Plenamente absuelto en la causa abierta por el suicidio ritual colectivo, en 1994, de 53 personas relacionadas con la Orden del Templo Solar, de la que, al parecer, era miembro destacado, el director y compositor suizo Michel Tabachnik, actual titular de la Sinfónica de Bruselas, dirigió el viernes en el auditorio Alfredo Kraus el décimo programa de abono de la Filarmónica grancanaria. Aquella tragedia estuvo a punto de acabar con una brillante trayectoria artística, felizmente recuperada. Es un maestro vitalista, imaginativo y serio, ruidosamente ovacionado por la propia orquesta y el público que colmaba la sala. Fue al final de la Segunda Sinfonía de Schumann, única obra que pudimos escuchar debido a la acumulación de convocatorias culturales de los viernes y el deseo de asistir a la vernissage del escultor Manolo González en la galería de Saro León (magnífica, por cierto). Entre las obras de la primera parte del programa figuraba el estreno en España del Preludio a la leyenda del propio Tabachnik, extraído de su ópera-ballet La leyenda de Haish, cuyo esóterico argumento tiene morbo evidente. La impresión recogida en el intermedio es que gustó mucho. Completaron esa primera parte la obertura de la masónica Flauta mágica de Mozart, y el campanudo poema Los preludios de Liszt, cuyo bicentenario celebra el mundo.

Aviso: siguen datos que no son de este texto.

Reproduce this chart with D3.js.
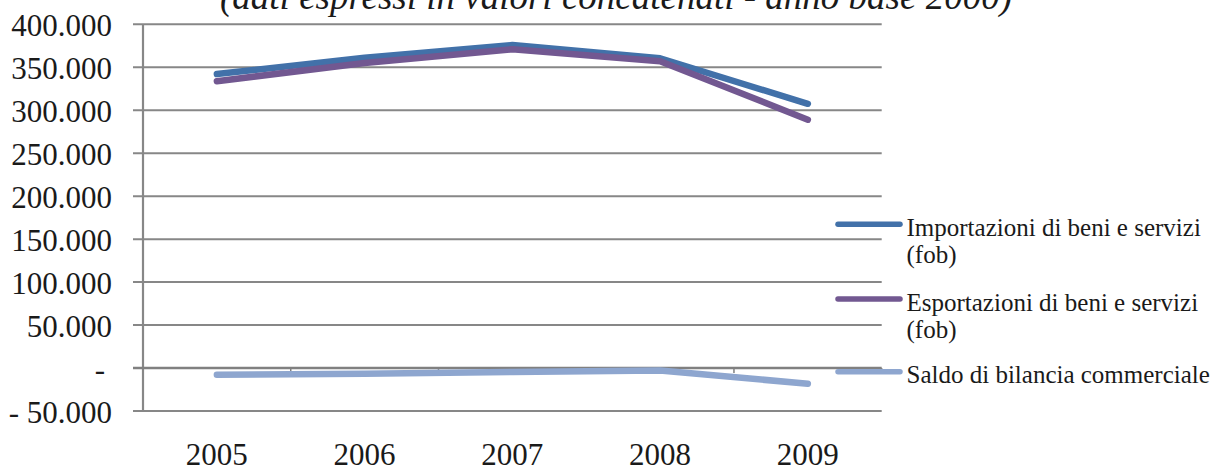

La sinfonía de Schumann recibió lectura y ejecución excelentes, lo que es mucho decir teniendo en cuenta que no hace mucho fue tocada en Las Palmas por Sergiu Celibidache con sus filarmónicos muniqueses y por Barenboim con la Staatskapelle de Berlín. Pero huelgan comparaciones. Tabachnik construyó una versión energética, optimista y muy sólida, en la que son de destacar la dinámica inestabilidad del primer movimiento, la densidad "matérica" del Scherzo, distante de la ingravidez de los de Mendelssohn y la ligereza de los de Beethoven, pero tan schumaniano como quepa desear; y la fuerza marcial del Molto vivace conclusivo, exultante de sonoridad y empuje rítmico. Por encima de todo, la "serena ansiedad" del Adagio, el mejor de cuantos escribiera Schumann para orquesta, con su indecible motivo de octava ascendente y extraordinarias texturas tímbricas que encontraron en la gran tríada de nuestras maderas (Mir, Gelinas y Cavallin) y en la intensidad de los 30 violines una voz admirable en el "tempo" inusualmente rápido de la batuta. Lectura de calidad y éxito muy bien ganado.